Monday, October 10, 2005

Some evening news...

I knew there was a reason I never liked Yoko. Here's another.
Yoko Ono picked up an award on behalf of John Lennon - and appeared to take a dig at his former Beatles bandmate Paul McCartney.

Accepting the special trophy at the Q Awards, Ono said Lennon had sometimes felt insecure about his songs, asking why "they always cover Paul's songs and never mine."

"I said, `You're a good songwriter, it's not June with Spoon that you write. You're a good singer, and most musicians are probably a little bit nervous about covering your songs,'" she said Monday.
The Boston Red Sox will have quite a few free agents during this offseason, one of them being Johnny Damon. Damon has expressed interest in staying with Boston.
"That's really something that I don't want to think about right now. You play the whole season with these guys, you enjoy every single moment. I hope I'm back. Hopefully we'll get a pretty good offer. I fell in love with Boston, so hopefully I'll be here for a long time," said Damon, his voice cracking slightly. "I think that's something that Theo [Epstein] and the ownership and me and Scott [Boras] have to talk about, sometime in hopefully the near future."[...]

"This whole clubhouse could be different," said Damon. "I don't even know where to start. Mike Timlin is a free agent; Billy Mueller, who is going to look very attractive to many teams; Kevin Millar, who has been great in the clubhouse and has helped keep us loose. The Manny situation, what's going to happen with that? There's a lot of uncertainty right now. Of course, we wish we didn't have to start answering these questions, but, unfortunately, our season is over."
Congrats to the winners of the Nobel Prize in economics.
Israeli-American Robert J. Aumann and U.S. citizen Thomas C. Schelling won the award for research on game theory, a branch of applied mathematics that uses models to study interactions between countries, businesses or people.

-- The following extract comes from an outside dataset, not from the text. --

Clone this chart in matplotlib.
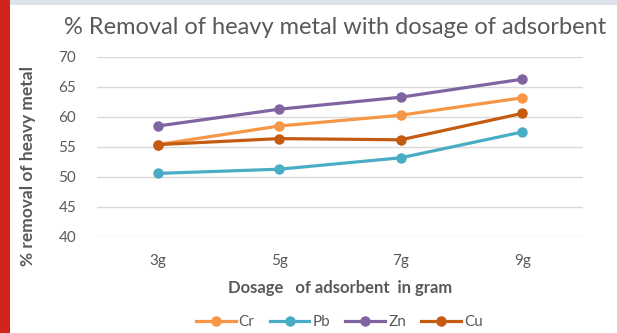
import matplotlib
matplotlib.use("Agg")
import matplotlib.pyplot as plt
from matplotlib.patches import Rectangle

doses = ["3g", "5g", "7g", "9g"]
cr = [55.4, 58.5, 60.3, 63.2]
pb = [50.6, 51.3, 53.2, 57.5]
zn = [58.5, 61.3, 63.3, 66.3]
cu = [55.4, 56.4, 56.2, 60.6]

series = [("Cr", cr, "#F79646"), ("Pb", pb, "#4BACC6"),
          ("Zn", zn, "#8064A2"), ("Cu", cu, "#C55A11")]

plt.rcParams["font.family"] = ["Lato", "DejaVu Sans"]
text_color = "#595959"

fig = plt.figure(figsize=(6.17, 3.33), dpi=100)
fig.patch.set_facecolor("white")

# red bar on the left and grey strip on top (frame of the screenshot)
fig.add_artist(Rectangle((0, 0), 10 / 617, 1, transform=fig.transFigure,
                         facecolor="#D2231A", edgecolor="none"))
fig.add_artist(Rectangle((10 / 617, 1 - 5 / 333), 1, 5 / 333, transform=fig.transFigure,
                         facecolor="#DCE3EA", edgecolor="none"))

ax = fig.add_axes([97 / 617, 1 - 237 / 333, 486 / 617, 180 / 333])
x = list(range(len(doses)))
for name, vals, col in series:
    ax.plot(x, vals, color=col, lw=2.3, marker="o", ms=6.5, label=name, clip_on=False)

ax.set_xlim(-0.5, 3.5)
ax.set_ylim(40, 70)
ax.set_yticks(range(40, 71, 5))
ax.set_xticks(x)
ax.set_xticklabels(doses)
ax.grid(axis="y", color="#D9D9D9", lw=1)
ax.set_axisbelow(True)
for s in ax.spines.values():
    s.set_visible(False)
ax.tick_params(length=0, colors=text_color, labelsize=11)
ax.tick_params(axis="y", pad=15)
ax.tick_params(axis="x", pad=12)

fig.text(0.543, 1 - 27 / 333, "% Removal of heavy metal with dosage of adsorbent",
         ha="center", va="center", fontsize=17, color=text_color)
ax.set_ylabel("% removal of heavy metal", fontsize=12.5, fontweight="bold",
              color=text_color, va="center")
ax.yaxis.set_label_coords(-0.142, 0.394)
ax.set_xlabel("Dosage   of adsorbent  in gram", fontsize=12, fontweight="bold",
              color=text_color, labelpad=9)

fig.legend(loc="center", bbox_to_anchor=(0.55, 1 - 322 / 333), ncol=4, frameon=False,
           fontsize=11, labelcolor=text_color, handlelength=2.6, columnspacing=1.0,
           handletextpad=0.2)

fig.savefig("out.png", dpi=100)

The theory, which was devised in 1944 by John von Neumann and Oskar Morgenstern, is often used in a political or military context to explain conflicts between countries but has been of late used to map trends in the business world, ranging from how cartels set prices to how companies can better sell their goods and services in new markets.
Finally! ArtScroll.com has come up with a brilliant idea: a kosher clock. This is a brilliant idea--which reminds me, I need to daven mincha and maariv right now.

Al Franken will be at the Stress Factory tomorrow night to benefit Jon Corzine's campaign for governor. Intellectual actor-comedian Al Franken will do a running commentary during the debate.